Doherty’s rehab retreat to rural France recalls Paul McCartney skipping off to the Isle of Mull after The Beatles broke up. It was on the Scottish farm that Macca (with wife Linda and their young kids) reckons he learnt to “be a man” by tackling the DIY. Exhausted by the hectic chaos of fame and success, he later spoke of the time he made his home there in the late 1970s as one of rediscovering “simplicity” and the “freedom to try new things”. His musical batteries were recharged, and the melodies began to flow – albeit laced with more cutesy-kidsy whimsy than before. It’s the same deal with Doherty, who (now off the heroin and happily “plotted up” with his wife and young daughter) clearly found his way back to enjoying the tunes – or “les airs” – in l’air francais.

Like their 46-year-old composer, these new songs are charming, callous, witty, boorish, tender, transcendent and obnoxious by turns or all at once. At first, I bristled at the acoustic strum of lead single “Calvados”. Was Doherty’s hymn to the idyllic life of the Normandy farmer (and “the farmer’s wife picking her teeth with a pocket knife”) a bit patronising? But it’s hard to resist the lure of the deliciously ripe hook and the lines about the traditional, orchard and barrel tending graft required to make “liquid gold”. Apparently, Doherty still drinks some alcohol. It’s more surprising to hear the recovering heroin addict singing about “Fingee” (slang for the drug) here, on a track that scuffles from strummed cockney chatter verses to dreamy, sax-laden choruses, mimicking the way the jostle of the score gives way to the high.

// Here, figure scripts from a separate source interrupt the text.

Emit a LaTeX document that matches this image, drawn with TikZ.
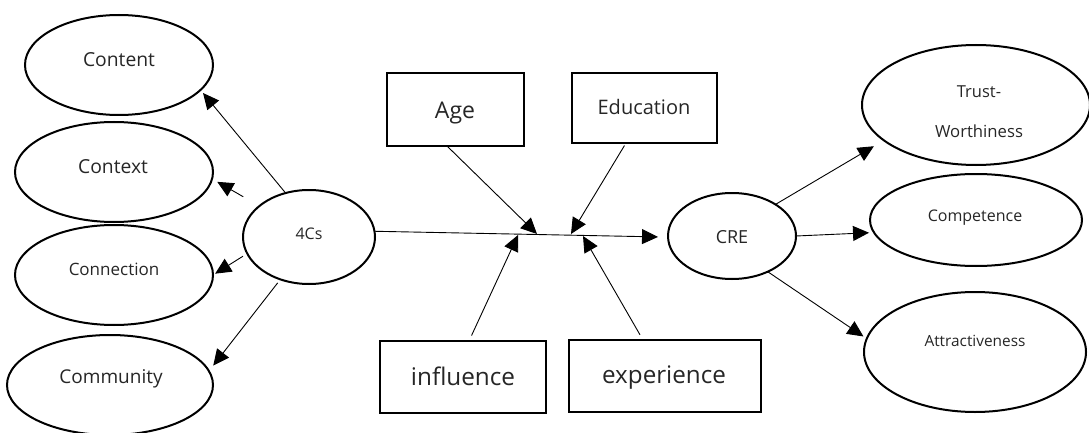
\documentclass[tikz,border=0pt]{standalone}
\usepackage{fontspec}
\setmainfont{Open Sans}
\usetikzlibrary{shapes.geometric,arrows.meta}
\newcommand{\fsz}[1]{\fontsize{#1}{#1}\selectfont}
\begin{document}
\begin{tikzpicture}[x=1pt,y=-1pt,
  ell/.style={draw, ellipse, line width=2pt, inner sep=0pt, outer sep=0pt},
  box/.style={draw, rectangle, line width=2.2pt, inner sep=0pt, outer sep=0pt},
  txt/.style={inner sep=0pt, anchor=base, text=black!85},
  arr/.style={-{Triangle[length=16pt,width=15pt]}, line width=0.9pt}]
\useasboundingbox (0,0) rectangle (1089,433);

% 4Cs and its components
\node[ell, minimum width=188pt, minimum height=100pt] (content) at (119,65) {};
\node[ell, minimum width=198pt, minimum height=100pt] (context) at (114,172) {};
\node[ell, minimum width=198pt, minimum height=100pt] (connection) at (114,275) {};
\node[ell, minimum width=206pt, minimum height=100pt] (community) at (110,385) {};
\node[ell, minimum width=132pt, minimum height=94pt] (fourcs) at (309,237) {};

\node[txt, font=\fsz{19.3}] (contentL) at (119,67) {Content};
\node[txt, font=\fsz{19.3}] (contextL) at (113,173) {Context};
\node[txt, font=\fsz{17}] (connectionL) at (114,275) {Connection};
\node[txt, font=\fsz{19}] (communityL) at (111,383) {Community};
\node[txt, font=\fsz{16}] (fourcsL) at (309,239) {4Cs};

% moderating factors
\node[box, minimum width=137pt, minimum height=73pt] (age) at (455.5,109.5) {};
\node[box, minimum width=145pt, minimum height=70pt] (education) at (644.5,108) {};
\node[box, minimum width=166pt, minimum height=72pt] (influence) at (463,377) {};
\node[box, minimum width=192pt, minimum height=72pt] (experience) at (665,376) {};

\node[txt, font=\fsz{23}] (ageL) at (455,118) {Age};
\node[txt, font=\fsz{20}] (educationL) at (644,115) {Education};
\node[txt, font=\fsz{24.3}] (influenceL) at (463,385) {influence};
\node[txt, font=\fsz{24.2}] (experienceL) at (664,383) {experience};

% CRE and its dimensions
\node[ell, minimum width=128pt, minimum height=86pt] (cre) at (732,236) {};
\node[ell, minimum width=228pt, minimum height=120pt] (trust) at (976,105) {};
\node[ell, minimum width=212pt, minimum height=92pt] (competence) at (976,220) {};
\node[ell, minimum width=222pt, minimum height=120pt] (attract) at (975,352) {};

\node[txt, font=\fsz{18}] (creL) at (732,243) {CRE};
\node[txt, font=\fsz{16.5}] (trustL) at (979,98) {Trust-};
\node[txt, font=\fsz{16.7}] (trustM) at (979,137) {Worthiness};
\node[txt, font=\fsz{16}] (competenceL) at (975,221) {Competence};
\node[txt, font=\fsz{15.4}] (attractL) at (975,346) {Attractiveness};

% points where the moderators meet the main path
\coordinate (jInf) at (518,235);
\coordinate (jAge) at (537,234);
\coordinate (jEdu) at (571,234);
\coordinate (jExp) at (583,236);

% 4Cs to its components
\draw[arr, shorten >=4pt] (fourcs.118) -- (content.-17);
\draw[arr, shorten <=18.6pt, shorten >=6pt] (fourcs.148) -- (context.-4.7);
\draw[arr, shorten <=5pt, shorten >=2.5pt] (fourcs.195) -- (connection.0.4);
\draw[arr, shorten <=4.5pt, shorten >=7pt] (fourcs.236.4) -- (community.8.4);

% main path
\draw[arr, shorten >=10pt] (fourcs.5) -- (cre.181);

% moderators
\draw[arr, shorten <=1pt] ([xshift=-8.5pt]age.south) -- (jAge);
\draw[arr, shorten <=3pt] ([xshift=-18.5pt]education.south) -- (jEdu);
\draw[arr, shorten <=6pt] ([xshift=6pt]influence.north) -- (jInf);
\draw[arr, shorten <=6pt] ([xshift=-22pt]experience.north) -- (jExp);

% CRE to its dimensions
\draw[arr, shorten >=11.6pt] (cre.36.3) -- (trust.201.7);
\draw[arr, shorten >=5pt] (cre.0.9) -- (competence.187.9);
\draw[arr, shorten >=4pt] (cre.-45.8) -- (attract.173.8);
\end{tikzpicture}
\end{document}
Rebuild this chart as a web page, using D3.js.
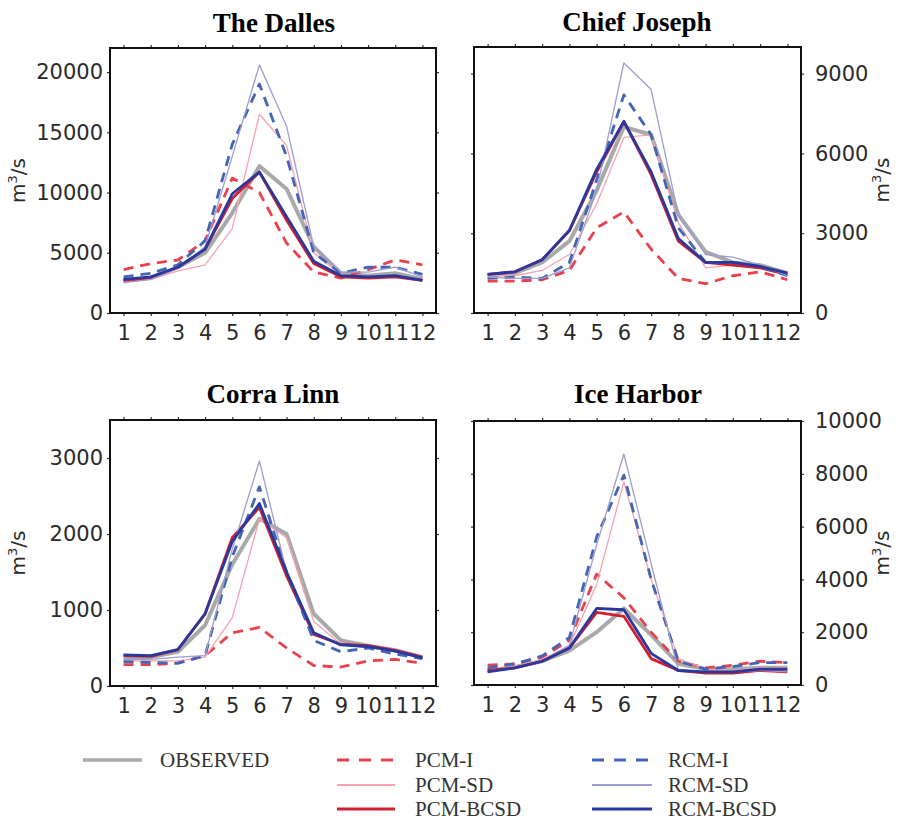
<!DOCTYPE html>
<html>
<head>
<meta charset="utf-8">
<script src="https://cdn.jsdelivr.net/npm/d3@7"></script>
<style>
  body { margin: 0; background: #fff; }
  svg { display: block; }
  .tick text { font-family: "DejaVu Sans", sans-serif; font-size: 21px; fill: #2a2a2a; }
  .title { font-family: "Liberation Serif", "Times New Roman", serif; font-weight: bold; font-size: 27px; }
  .legend text { font-family: "Liberation Serif", "Times New Roman", serif; font-size: 21px; fill: #333; }
</style>
</head>
<body>
<script>
// months on the x axis
const months = [1, 2, 3, 4, 5, 6, 7, 8, 9, 10, 11, 12];

const seriesNames = ["OBSERVED", "PCM-I", "PCM-SD", "PCM-BCSD", "RCM-I", "RCM-SD", "RCM-BCSD"];

// rows follow seriesNames
const dallesValues = [
  [2700, 2900, 3800, 5000, 8300, 12200, 10300, 5500, 3300, 3100, 3300, 2800],
  [3600, 4100, 4400, 6000, 11200, 10000, 5800, 3400, 2900, 3600, 4400, 4000],
  [2600, 2800, 3500, 4000, 7000, 16500, 13900, 5000, 3200, 2900, 3000, 2800],
  [2700, 2900, 3800, 5300, 9500, 11700, 7700, 4100, 3000, 2900, 3000, 2700],
  [3000, 3300, 4000, 6000, 14000, 19000, 13000, 5000, 3300, 3800, 3800, 3200],
  [2500, 2800, 3700, 5500, 13000, 20600, 15500, 5500, 3400, 3400, 3800, 3000],
  [2800, 3000, 3800, 5300, 9900, 11700, 8000, 4300, 3100, 3000, 3100, 2700]
];

const chiefJosephValues = [
  [1400, 1500, 1900, 2700, 4600, 7000, 6700, 3700, 2300, 1900, 1800, 1500],
  [1200, 1200, 1250, 1600, 3200, 3800, 2400, 1300, 1100, 1400, 1550, 1250],
  [1400, 1400, 1600, 2200, 4100, 6600, 6700, 3400, 1700, 1800, 1700, 1400],
  [1450, 1550, 2000, 3100, 5300, 7200, 5200, 2700, 1900, 1800, 1700, 1450],
  [1300, 1350, 1300, 1900, 5000, 8200, 6700, 3200, 1900, 1900, 1750, 1400],
  [1350, 1300, 1300, 1700, 4600, 9400, 8400, 3700, 2200, 2100, 1800, 1400],
  [1450, 1550, 2000, 3100, 5400, 7200, 5300, 2800, 1900, 1900, 1750, 1500]
];

const corraLinnValues = [
  [380, 380, 450, 800, 1600, 2200, 2000, 950, 600, 530, 470, 380],
  [280, 280, 300, 400, 700, 770, 500, 270, 250, 330, 350, 300],
  [330, 330, 330, 380, 900, 2200, 1950, 850, 550, 500, 460, 380],
  [400, 390, 480, 950, 1950, 2350, 1450, 680, 550, 530, 470, 380],
  [320, 310, 300, 400, 1700, 2620, 1500, 600, 450, 500, 420, 360],
  [350, 350, 380, 400, 1800, 2960, 1500, 700, 550, 520, 450, 380],
  [410, 400, 480, 950, 1900, 2400, 1500, 700, 540, 520, 460, 370]
];

const iceHarborValues = [
  [550, 680, 900, 1300, 2000, 2900, 1900, 800, 600, 600, 650, 650],
  [750, 800, 1050, 1700, 4200, 3300, 2000, 900, 650, 750, 900, 850],
  [600, 700, 950, 1500, 3800, 7700, 4000, 1000, 600, 550, 650, 650],
  [550, 650, 900, 1400, 2750, 2600, 1000, 550, 450, 450, 550, 500],
  [650, 800, 1100, 1800, 5600, 7950, 4000, 900, 600, 700, 850, 850],
  [500, 650, 900, 1500, 5300, 8750, 4600, 550, 500, 500, 550, 500],
  [500, 650, 900, 1400, 2900, 2850, 1200, 550, 500, 500, 600, 600]
];

const dallesTicks = [0, 5000, 10000, 15000, 20000];
const chiefJosephTicks = [0, 3000, 6000, 9000];
const corraLinnTicks = [0, 1000, 2000, 3000];
const iceHarborTicks = [0, 2000, 4000, 6000, 8000, 10000];

// line look for each series
const styles = [
  { color: "#a9a9a9", width: 4, dash: null },
  { color: "#e8404c", width: 2.8, dash: "10,7" },
  { color: "#f5a3ae", width: 1.3, dash: null },
  { color: "#d11f2f", width: 2.8, dash: null },
  { color: "#4464b4", width: 2.8, dash: "10,7" },
  { color: "#9d9dd0", width: 1.3, dash: null },
  { color: "#2a389e", width: 2.8, dash: null }
];

const panels = [
  { title: "The Dalles", values: dallesValues, ticks: dallesTicks, max: 22000, x0: 110, x1: 436, y0: 48, y1: 313, side: "left", tx: 274, ty: 32 },
  { title: "Chief Joseph", values: chiefJosephValues, ticks: chiefJosephTicks, max: 10000, x0: 474, x1: 801, y0: 47, y1: 313, side: "right", tx: 637, ty: 31 },
  { title: "Corra Linn", values: corraLinnValues, ticks: corraLinnTicks, max: 3500, x0: 110, x1: 436, y0: 420, y1: 686, side: "left", tx: 273, ty: 403 },
  { title: "Ice Harbor", values: iceHarborValues, ticks: iceHarborTicks, max: 10000, x0: 474, x1: 801, y0: 421, y1: 685, side: "right", tx: 638, ty: 403 }
];

const svg = d3.select("body").append("svg")
  .attr("width", 900)
  .attr("height", 821);

panels.forEach(p => {
  const x = d3.scaleLinear().domain([0.5, 12.5]).range([p.x0, p.x1]);
  const y = d3.scaleLinear().domain([0, p.max]).range([p.y1, p.y0]);
  const g = svg.append("g");

  g.append("text").attr("class", "title")
    .attr("x", p.tx).attr("y", p.ty)
    .attr("text-anchor", "middle")
    .text(p.title);

  // lines
  const line = d3.line().x((d, i) => x(months[i])).y(d => y(d));
  p.values.forEach((vals, k) => {
    const s = styles[k];
    g.append("path")
      .datum(vals)
      .attr("fill", "none")
      .attr("stroke", s.color)
      .attr("stroke-width", s.width)
      .attr("stroke-dasharray", s.dash)
      .attr("stroke-linejoin", "round")
      .attr("d", line);
  });

  // axes, ticks pointing out on all four sides
  const bottom = g.append("g").attr("transform", `translate(0,${p.y1})`)
    .call(d3.axisBottom(x).tickValues(months).tickSize(3).tickSizeOuter(0).tickPadding(9));
  bottom.selectAll(".tick text").attr("dy", "0.71em");
  g.append("g").attr("transform", `translate(0,${p.y0})`)
    .call(d3.axisTop(x).tickValues(months).tickSize(3).tickSizeOuter(0).tickFormat(""));

  const fmt = d3.format("d");
  const leftAxis = d3.axisLeft(y).tickValues(p.ticks).tickSize(3).tickSizeOuter(0).tickPadding(4).tickFormat(fmt);
  const rightAxis = d3.axisRight(y).tickValues(p.ticks).tickSize(3).tickSizeOuter(0).tickPadding(11).tickFormat(fmt);
  if (p.side === "left") {
    g.append("g").attr("transform", `translate(${p.x0},0)`).call(leftAxis);
    g.append("g").attr("transform", `translate(${p.x1},0)`).call(rightAxis.tickFormat(""));
  } else {
    g.append("g").attr("transform", `translate(${p.x0},0)`).call(leftAxis.tickFormat(""));
    g.append("g").attr("transform", `translate(${p.x1},0)`).call(rightAxis);
  }
  g.selectAll(".domain").remove();
  g.selectAll(".tick line").attr("stroke", "#333").attr("stroke-width", 1.2);

  g.append("rect")
    .attr("x", p.x0).attr("y", p.y0)
    .attr("width", p.x1 - p.x0).attr("height", p.y1 - p.y0)
    .attr("fill", "none").attr("stroke", "#111").attr("stroke-width", 2);

  // m3/s label
  const lx = p.side === "left" ? 25 : 889;
  const ly = (p.y0 + p.y1) / 2;
  const lab = g.append("text")
    .attr("transform", `translate(${lx},${ly}) rotate(-90)`)
    .attr("text-anchor", "middle")
    .style("font-family", "DejaVu Sans, sans-serif")
    .style("font-size", "20px")
    .attr("fill", "#2a2a2a");
  lab.append("tspan").text("m");
  lab.append("tspan").attr("dy", -8).style("font-size", "13px").text("3");
  lab.append("tspan").attr("dy", 8).text("/s");
});

// legend
const legendCols = [
  { x0: 83, x1: 142, tx: 160 },
  { x0: 337, x1: 395, tx: 415 },
  { x0: 592, x1: 652, tx: 668 }
];
const legendRows = [760, 785, 809];
const legendSlots = [[0, 0], [1, 0], [1, 1], [1, 2], [2, 0], [2, 1], [2, 2]];

const legend = svg.append("g").attr("class", "legend");
seriesNames.forEach((name, k) => {
  const c = legendCols[legendSlots[k][0]];
  const ry = legendRows[legendSlots[k][1]];
  const s = styles[k];
  legend.append("line")
    .attr("x1", c.x0).attr("x2", c.x1)
    .attr("y1", ry).attr("y2", ry)
    .attr("stroke", s.color)
    .attr("stroke-width", k === 0 ? 3.5 : (s.width < 2 ? 2 : 3))
    .attr("stroke-dasharray", s.dash ? "12,10" : null);
  legend.append("text")
    .attr("x", c.tx).attr("y", ry + 7)
    .text(name);
});
</script>
</body>
</html>
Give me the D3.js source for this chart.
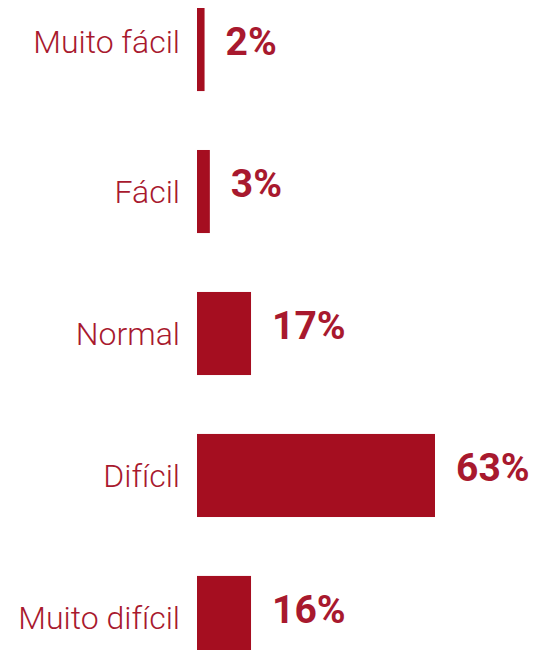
<!DOCTYPE html>
<html>
<head>
<meta charset="utf-8">
<script src="https://cdn.jsdelivr.net/npm/d3@7"></script>
<style>
  html, body { margin: 0; padding: 0; background: #ffffff; }
  svg { display: block; }
</style>
</head>
<body>
<svg id="chart" width="536" height="650"></svg>
<script>
// Data
const categories = ["Muito fácil", "Fácil", "Normal", "Difícil", "Muito difícil"];
const percentLabels = ["2%", "3%", "17%", "63%", "16%"];
// bar lengths as drawn in the picture (in percentage units)
const barValues = [2, 3.4, 14.3, 63, 14.3];

const W = 536, H = 650;
const barColor = "#a50e20";
const textColor = "#a8192e";

const svg = d3.select("#chart");

const x = d3.scaleLinear()
  .domain([0, 63])
  .range([197, 435]);

const y = d3.scaleBand()
  .domain(categories)
  .range([8, 659])
  .paddingInner(0.415)
  .paddingOuter(0);

const data = categories.map((c, i) => ({ cat: c, v: barValues[i], label: percentLabels[i] }));

svg.selectAll("rect.bar")
  .data(data)
  .join("rect")
  .attr("class", "bar")
  .attr("x", x(0))
  .attr("y", d => y(d.cat))
  .attr("width", d => x(d.v) - x(0))
  .attr("height", y.bandwidth())
  .attr("fill", barColor);

svg.selectAll("text.cat")
  .data(data)
  .join("text")
  .attr("class", "cat")
  .attr("x", x(0) - 17)
  .attr("y", d => y(d.cat) + y.bandwidth() / 2 - (d.cat === "Muito fácil" ? 8 : 0))
  .attr("dy", "0.35em")
  .attr("text-anchor", "end")
  .attr("font-family", "Roboto, sans-serif")
  .attr("font-weight", 300)
  .attr("font-size", 32)
  .attr("fill", textColor)
  .text(d => d.cat);

svg.selectAll("text.val")
  .data(data)
  .join("text")
  .attr("class", "val")
  .attr("x", d => x(d.v) + 21)
  .attr("y", d => y(d.cat) + y.bandwidth() / 2 - 8)
  .attr("dy", "0.35em")
  .attr("text-anchor", "start")
  .attr("font-family", "Roboto, sans-serif")
  .attr("font-weight", 700)
  .attr("font-size", 39)
  .attr("fill", textColor)
  .text(d => d.label);
</script>
</body>
</html>
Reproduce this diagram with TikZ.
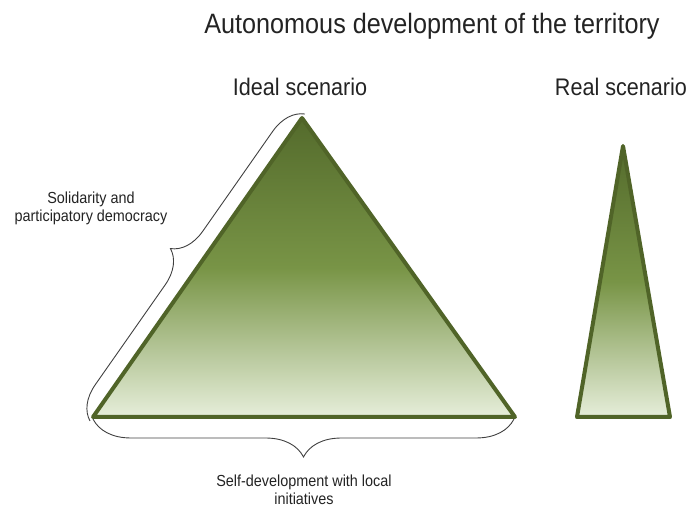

Doherty remains a charismatic scene evoker – even though you can’t follow the thread of all his tales, he still makes you feel you were there. Irish singer-songwriter Lisa O’Neill brings some fierce directness to slice through Doherty’s jaunty menace on “Poca Mahoney’s”, a song whose cast includes a crack dealer and an abusive Catholic priest. She spits that “my little soul was five years old” to add a reckoning to his rambling tale. A sleazy fairground organ backs a tale of seaside ritual, and an echo of the old civil war song, “When Johnny Comes Marching Home”, ricochets through the spaghetti western of the title track.

Whether or not Doherty’s daughter wants “loads of shit”, I suspect he has another hit on his hands.